TO BE DONE
Everything from the first line of the data below through the line that contains "CartesianGrid, ErrorBar, ReferenceArea" should be written out exactly, please, and nothing more; the pictures stay out.

+ + + +

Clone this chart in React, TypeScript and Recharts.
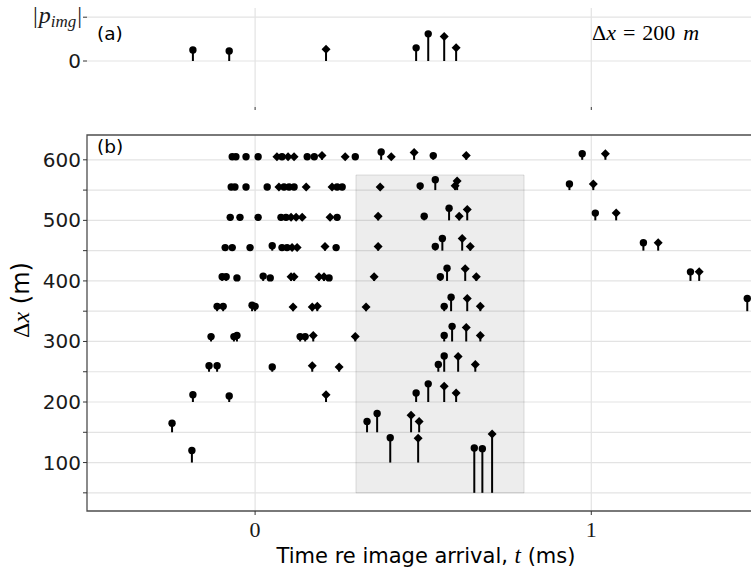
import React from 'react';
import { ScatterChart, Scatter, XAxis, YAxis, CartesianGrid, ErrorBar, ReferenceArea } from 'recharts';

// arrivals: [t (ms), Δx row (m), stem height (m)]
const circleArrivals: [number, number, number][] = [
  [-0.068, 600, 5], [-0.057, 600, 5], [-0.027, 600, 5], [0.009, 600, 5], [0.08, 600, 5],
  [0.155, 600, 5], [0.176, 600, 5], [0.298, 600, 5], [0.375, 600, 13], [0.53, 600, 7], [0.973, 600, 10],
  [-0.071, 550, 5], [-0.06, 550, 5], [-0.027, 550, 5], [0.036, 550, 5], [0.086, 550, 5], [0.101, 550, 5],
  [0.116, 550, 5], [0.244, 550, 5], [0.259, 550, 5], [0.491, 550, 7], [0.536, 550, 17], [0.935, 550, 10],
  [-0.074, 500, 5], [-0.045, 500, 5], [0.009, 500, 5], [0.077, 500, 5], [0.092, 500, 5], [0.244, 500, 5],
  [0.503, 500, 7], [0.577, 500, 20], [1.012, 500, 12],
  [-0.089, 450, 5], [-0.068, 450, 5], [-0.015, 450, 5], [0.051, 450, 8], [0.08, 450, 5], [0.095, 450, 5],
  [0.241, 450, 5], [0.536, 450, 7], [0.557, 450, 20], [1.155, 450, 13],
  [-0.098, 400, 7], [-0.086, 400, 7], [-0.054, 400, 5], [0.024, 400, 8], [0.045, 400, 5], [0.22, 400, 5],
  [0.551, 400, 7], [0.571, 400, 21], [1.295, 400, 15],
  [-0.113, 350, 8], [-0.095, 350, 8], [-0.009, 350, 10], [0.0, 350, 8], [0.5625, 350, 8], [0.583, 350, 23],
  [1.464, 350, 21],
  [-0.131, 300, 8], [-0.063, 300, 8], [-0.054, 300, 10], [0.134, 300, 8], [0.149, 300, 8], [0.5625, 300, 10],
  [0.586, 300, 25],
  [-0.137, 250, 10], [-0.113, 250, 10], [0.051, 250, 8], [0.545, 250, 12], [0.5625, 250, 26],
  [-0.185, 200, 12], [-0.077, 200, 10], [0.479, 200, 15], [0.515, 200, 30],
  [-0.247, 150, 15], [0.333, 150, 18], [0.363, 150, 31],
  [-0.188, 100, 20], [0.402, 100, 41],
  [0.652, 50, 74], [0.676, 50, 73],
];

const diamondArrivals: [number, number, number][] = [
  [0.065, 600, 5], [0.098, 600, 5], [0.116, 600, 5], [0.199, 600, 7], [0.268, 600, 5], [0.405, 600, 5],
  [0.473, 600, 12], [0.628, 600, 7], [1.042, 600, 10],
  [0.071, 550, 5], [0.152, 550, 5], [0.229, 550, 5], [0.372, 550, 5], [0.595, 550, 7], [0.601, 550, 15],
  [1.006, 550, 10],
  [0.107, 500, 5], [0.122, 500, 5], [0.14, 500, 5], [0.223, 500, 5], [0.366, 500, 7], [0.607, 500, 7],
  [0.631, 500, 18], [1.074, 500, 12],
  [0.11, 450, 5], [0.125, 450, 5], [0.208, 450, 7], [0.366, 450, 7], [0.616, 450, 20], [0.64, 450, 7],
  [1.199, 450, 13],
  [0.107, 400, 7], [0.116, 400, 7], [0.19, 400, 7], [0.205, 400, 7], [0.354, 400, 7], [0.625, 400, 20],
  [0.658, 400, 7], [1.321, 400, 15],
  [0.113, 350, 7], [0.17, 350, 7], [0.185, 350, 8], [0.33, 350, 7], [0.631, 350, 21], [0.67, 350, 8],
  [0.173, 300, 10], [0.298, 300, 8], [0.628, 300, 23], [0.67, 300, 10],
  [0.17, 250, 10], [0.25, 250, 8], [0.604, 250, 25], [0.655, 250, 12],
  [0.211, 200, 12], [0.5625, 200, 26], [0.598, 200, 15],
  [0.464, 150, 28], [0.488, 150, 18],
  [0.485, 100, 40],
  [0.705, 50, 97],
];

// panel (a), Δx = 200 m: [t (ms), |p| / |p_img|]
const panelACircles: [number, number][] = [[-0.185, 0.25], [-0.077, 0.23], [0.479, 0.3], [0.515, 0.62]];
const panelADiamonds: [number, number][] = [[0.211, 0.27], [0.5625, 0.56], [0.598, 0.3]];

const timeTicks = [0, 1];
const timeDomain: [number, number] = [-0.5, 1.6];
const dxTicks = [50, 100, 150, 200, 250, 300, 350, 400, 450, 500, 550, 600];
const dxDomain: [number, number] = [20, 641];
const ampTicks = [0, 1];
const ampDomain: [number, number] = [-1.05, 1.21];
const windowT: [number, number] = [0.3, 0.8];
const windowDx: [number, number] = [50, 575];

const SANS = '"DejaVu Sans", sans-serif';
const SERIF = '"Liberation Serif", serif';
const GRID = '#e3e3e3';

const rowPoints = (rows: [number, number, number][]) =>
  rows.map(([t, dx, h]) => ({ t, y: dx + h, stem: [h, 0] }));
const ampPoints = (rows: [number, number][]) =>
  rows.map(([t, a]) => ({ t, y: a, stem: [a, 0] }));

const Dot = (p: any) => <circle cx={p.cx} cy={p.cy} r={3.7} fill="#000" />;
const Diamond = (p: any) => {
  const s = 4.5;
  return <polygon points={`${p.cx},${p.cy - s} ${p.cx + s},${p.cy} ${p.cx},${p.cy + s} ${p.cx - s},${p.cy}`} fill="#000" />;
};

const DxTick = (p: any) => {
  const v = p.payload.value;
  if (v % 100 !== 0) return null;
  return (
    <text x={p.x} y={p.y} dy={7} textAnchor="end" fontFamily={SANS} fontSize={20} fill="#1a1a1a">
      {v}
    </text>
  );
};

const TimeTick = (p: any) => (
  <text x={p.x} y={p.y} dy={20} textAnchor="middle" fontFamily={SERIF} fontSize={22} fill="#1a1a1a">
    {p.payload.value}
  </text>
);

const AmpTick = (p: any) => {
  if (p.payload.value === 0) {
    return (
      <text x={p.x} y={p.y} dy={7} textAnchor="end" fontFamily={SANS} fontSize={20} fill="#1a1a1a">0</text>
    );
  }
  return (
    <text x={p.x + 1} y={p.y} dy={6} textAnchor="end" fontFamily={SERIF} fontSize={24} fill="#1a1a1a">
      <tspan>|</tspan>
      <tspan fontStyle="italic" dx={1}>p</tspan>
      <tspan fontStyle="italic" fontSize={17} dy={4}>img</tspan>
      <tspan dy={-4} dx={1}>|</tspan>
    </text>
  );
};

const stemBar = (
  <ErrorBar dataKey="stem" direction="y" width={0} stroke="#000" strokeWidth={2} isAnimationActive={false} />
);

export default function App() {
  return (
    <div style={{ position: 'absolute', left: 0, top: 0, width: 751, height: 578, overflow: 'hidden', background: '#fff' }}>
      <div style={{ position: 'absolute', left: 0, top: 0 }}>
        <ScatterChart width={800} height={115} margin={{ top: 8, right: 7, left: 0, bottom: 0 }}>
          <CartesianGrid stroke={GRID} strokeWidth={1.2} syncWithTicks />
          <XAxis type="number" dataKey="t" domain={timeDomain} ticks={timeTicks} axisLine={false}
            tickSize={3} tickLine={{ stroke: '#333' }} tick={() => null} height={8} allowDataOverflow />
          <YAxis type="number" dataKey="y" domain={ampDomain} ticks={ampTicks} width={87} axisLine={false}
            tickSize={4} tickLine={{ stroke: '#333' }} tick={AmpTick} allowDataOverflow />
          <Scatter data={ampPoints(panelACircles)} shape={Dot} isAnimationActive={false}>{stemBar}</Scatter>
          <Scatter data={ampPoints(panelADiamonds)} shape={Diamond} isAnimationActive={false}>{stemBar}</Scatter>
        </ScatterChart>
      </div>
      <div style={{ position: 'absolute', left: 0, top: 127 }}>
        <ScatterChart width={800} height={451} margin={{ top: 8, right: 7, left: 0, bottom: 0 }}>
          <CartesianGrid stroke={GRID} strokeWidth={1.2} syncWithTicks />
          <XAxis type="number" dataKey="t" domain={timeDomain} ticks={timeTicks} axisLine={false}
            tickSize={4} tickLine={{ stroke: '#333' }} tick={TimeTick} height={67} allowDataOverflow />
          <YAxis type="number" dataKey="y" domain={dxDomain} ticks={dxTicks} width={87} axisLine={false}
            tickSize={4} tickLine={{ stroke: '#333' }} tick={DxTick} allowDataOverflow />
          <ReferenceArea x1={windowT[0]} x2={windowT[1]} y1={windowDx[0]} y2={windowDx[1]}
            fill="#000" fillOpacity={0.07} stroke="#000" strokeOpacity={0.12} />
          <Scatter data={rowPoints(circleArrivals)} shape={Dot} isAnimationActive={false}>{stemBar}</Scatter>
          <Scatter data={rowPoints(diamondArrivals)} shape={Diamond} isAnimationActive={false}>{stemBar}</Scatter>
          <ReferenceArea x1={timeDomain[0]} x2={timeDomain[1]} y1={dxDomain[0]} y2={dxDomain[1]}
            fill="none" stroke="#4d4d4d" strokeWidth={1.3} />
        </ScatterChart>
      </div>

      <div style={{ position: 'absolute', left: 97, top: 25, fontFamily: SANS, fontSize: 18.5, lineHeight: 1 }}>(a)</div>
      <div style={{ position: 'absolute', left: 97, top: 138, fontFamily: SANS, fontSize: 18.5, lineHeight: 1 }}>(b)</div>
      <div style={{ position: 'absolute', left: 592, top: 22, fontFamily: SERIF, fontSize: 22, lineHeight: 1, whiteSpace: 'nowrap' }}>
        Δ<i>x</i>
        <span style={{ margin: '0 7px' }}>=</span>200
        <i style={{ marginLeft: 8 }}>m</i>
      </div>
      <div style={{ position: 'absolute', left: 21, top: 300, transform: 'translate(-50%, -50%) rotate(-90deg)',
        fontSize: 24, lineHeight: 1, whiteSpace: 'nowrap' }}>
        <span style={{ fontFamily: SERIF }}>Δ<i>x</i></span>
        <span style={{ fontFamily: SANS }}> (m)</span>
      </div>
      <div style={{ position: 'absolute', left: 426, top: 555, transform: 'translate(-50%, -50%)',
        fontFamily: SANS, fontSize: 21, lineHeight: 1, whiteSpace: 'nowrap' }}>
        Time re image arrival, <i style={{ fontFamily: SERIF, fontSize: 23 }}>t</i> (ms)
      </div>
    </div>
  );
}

+ + + +

FULL SOLUTION
Clone this chart in React, TypeScript and Recharts.
import React from 'react';
import { ScatterChart, Scatter, XAxis, YAxis, CartesianGrid, ErrorBar, ReferenceArea } from 'recharts';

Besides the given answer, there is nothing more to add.